WHAT IS ASKED:
Copy each line containing the word "this" from the records that follow, please.

STORED DATA:
━━━━━━━━━━━━━━━━

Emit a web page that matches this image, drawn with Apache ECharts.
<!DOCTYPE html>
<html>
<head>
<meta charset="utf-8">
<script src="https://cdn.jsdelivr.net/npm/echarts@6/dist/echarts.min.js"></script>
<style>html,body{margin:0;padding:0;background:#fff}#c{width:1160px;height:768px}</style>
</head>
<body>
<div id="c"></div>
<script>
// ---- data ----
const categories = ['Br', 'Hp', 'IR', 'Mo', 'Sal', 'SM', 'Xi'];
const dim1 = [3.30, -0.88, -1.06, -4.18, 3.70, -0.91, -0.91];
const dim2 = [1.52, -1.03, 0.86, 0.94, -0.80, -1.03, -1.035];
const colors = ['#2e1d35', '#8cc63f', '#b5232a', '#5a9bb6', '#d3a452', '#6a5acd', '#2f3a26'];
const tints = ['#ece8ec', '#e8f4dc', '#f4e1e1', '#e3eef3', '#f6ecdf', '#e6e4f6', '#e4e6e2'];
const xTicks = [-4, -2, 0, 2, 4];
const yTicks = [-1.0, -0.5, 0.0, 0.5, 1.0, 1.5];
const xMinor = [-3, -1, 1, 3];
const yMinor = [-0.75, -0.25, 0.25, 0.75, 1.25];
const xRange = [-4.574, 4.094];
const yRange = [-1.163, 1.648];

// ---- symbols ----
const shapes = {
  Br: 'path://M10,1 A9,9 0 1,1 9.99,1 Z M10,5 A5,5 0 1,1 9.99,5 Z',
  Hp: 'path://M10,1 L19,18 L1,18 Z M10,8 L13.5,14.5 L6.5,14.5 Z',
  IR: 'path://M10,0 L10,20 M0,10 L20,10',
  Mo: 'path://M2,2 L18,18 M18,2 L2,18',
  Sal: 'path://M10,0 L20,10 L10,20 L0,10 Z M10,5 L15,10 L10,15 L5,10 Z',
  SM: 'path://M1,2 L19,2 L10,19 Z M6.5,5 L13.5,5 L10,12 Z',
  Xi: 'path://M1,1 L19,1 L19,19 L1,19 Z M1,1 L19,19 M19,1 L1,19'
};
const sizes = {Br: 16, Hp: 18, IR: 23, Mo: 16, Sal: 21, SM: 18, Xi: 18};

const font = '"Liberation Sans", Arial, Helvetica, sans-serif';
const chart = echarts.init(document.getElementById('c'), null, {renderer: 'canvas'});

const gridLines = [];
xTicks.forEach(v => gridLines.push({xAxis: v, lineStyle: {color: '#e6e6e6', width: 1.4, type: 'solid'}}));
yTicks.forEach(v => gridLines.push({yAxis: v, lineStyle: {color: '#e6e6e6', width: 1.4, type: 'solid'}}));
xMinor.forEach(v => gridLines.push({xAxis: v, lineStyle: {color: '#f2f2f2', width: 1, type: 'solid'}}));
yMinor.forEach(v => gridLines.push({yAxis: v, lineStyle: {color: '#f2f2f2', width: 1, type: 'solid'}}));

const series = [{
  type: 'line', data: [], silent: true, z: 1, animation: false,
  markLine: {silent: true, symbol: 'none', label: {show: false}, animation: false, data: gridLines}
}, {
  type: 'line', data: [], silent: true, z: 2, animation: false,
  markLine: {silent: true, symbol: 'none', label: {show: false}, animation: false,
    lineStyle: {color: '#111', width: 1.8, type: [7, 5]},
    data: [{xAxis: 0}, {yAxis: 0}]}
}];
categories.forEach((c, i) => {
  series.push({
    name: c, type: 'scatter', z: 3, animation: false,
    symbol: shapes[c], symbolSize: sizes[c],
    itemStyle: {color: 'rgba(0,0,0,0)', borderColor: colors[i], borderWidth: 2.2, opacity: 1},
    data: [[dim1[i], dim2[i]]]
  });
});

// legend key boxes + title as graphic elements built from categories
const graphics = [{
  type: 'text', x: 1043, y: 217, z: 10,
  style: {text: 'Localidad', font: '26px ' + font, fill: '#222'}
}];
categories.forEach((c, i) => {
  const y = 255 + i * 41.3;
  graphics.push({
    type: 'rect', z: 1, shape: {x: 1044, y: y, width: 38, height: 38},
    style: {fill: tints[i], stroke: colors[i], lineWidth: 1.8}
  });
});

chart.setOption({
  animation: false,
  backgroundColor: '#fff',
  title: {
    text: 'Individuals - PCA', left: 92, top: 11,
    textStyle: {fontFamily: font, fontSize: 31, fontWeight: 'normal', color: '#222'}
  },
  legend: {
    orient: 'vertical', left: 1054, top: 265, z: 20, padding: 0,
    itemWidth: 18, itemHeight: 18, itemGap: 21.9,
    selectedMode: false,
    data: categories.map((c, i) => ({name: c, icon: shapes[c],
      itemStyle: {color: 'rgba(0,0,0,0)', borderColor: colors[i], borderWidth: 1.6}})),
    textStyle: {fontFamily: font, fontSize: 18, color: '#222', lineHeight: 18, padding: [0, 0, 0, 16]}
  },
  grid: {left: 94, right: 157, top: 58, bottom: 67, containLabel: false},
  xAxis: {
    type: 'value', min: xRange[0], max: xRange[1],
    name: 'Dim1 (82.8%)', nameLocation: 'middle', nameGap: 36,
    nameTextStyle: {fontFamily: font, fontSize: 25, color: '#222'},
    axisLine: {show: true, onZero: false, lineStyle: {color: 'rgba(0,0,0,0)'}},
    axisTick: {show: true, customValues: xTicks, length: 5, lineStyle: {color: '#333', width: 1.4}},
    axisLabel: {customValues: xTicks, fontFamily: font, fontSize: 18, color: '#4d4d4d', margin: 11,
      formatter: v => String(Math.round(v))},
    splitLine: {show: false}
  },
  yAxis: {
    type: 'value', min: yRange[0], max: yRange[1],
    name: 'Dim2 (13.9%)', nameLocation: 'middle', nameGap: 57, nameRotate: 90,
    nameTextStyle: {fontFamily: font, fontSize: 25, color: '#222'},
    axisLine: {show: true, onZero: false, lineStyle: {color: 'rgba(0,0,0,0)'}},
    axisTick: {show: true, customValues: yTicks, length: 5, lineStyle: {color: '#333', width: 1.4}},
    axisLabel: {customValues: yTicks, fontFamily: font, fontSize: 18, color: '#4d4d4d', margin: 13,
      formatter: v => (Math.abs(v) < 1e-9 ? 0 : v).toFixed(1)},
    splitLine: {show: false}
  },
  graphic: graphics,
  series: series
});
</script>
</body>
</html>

━━━━━━━━━━━━━━━━

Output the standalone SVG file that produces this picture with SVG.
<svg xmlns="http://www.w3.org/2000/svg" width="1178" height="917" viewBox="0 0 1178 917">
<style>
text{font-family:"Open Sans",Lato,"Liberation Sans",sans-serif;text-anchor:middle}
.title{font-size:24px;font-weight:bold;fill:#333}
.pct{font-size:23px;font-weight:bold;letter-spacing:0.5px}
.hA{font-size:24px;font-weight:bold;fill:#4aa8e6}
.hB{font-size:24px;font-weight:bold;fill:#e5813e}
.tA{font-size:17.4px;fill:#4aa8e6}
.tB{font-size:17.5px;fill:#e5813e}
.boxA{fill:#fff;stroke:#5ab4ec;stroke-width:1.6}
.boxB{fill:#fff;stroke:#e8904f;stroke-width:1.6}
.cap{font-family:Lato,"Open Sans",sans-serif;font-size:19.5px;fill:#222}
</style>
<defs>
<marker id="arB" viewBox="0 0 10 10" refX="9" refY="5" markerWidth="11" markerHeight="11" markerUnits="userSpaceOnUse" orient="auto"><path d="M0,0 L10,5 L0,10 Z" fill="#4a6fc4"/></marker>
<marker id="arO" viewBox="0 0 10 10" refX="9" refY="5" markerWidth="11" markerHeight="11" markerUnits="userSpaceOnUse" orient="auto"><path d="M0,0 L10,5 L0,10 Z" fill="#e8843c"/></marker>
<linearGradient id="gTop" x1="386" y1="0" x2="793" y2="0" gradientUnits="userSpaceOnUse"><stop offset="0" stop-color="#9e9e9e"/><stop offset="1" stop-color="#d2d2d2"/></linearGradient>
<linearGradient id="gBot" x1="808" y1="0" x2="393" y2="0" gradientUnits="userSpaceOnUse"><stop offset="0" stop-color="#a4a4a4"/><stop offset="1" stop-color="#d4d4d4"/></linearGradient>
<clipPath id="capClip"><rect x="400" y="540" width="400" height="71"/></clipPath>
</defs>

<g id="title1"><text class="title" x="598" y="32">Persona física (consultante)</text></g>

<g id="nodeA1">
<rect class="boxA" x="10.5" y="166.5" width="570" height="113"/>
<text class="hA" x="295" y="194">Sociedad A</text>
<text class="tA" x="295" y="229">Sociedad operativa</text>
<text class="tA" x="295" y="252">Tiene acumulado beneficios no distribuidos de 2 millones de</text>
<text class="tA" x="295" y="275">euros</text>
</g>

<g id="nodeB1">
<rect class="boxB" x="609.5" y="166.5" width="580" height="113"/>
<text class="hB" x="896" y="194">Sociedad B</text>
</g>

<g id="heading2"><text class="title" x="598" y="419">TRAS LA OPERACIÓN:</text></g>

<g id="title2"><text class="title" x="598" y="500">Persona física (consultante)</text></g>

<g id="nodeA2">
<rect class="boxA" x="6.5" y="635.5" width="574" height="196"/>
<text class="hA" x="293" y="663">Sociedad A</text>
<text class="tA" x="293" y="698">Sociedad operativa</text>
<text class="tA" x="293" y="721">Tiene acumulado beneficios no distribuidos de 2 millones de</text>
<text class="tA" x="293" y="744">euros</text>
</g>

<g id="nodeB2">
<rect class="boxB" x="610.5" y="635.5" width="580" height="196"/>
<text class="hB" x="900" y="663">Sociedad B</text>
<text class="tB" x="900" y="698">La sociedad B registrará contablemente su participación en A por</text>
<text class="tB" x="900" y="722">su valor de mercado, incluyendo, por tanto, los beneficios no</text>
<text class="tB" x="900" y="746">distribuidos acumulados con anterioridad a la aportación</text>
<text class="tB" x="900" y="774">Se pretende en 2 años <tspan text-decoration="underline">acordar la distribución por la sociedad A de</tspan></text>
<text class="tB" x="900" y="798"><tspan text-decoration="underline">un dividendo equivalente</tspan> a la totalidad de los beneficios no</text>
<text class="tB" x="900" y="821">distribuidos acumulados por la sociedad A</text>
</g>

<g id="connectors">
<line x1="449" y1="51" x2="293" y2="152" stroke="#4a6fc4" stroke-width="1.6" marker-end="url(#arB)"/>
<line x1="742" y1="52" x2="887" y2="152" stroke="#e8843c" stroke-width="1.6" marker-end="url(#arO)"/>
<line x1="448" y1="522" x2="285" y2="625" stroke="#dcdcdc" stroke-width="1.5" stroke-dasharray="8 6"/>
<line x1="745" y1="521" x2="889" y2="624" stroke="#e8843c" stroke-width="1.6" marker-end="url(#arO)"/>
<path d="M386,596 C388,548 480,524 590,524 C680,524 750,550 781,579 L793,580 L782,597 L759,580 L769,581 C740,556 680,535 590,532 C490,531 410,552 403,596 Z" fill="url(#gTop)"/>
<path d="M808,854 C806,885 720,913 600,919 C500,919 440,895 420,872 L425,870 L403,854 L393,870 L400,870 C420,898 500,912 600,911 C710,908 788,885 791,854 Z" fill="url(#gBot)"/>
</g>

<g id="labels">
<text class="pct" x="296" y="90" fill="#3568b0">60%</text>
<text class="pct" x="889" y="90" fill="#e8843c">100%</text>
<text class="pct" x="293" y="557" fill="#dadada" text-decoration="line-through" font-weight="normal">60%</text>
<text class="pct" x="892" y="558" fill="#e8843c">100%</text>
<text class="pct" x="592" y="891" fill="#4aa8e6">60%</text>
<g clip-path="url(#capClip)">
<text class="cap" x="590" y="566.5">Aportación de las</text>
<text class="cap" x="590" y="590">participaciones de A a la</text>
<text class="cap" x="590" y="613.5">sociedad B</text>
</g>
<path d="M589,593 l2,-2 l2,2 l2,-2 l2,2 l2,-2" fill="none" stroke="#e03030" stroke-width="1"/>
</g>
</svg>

━━━━━━━━━━━━━━━━

RESPONSE BELOW:
Emit a web page that matches this image, drawn with Apache ECharts.
Output the standalone SVG file that produces this picture with SVG.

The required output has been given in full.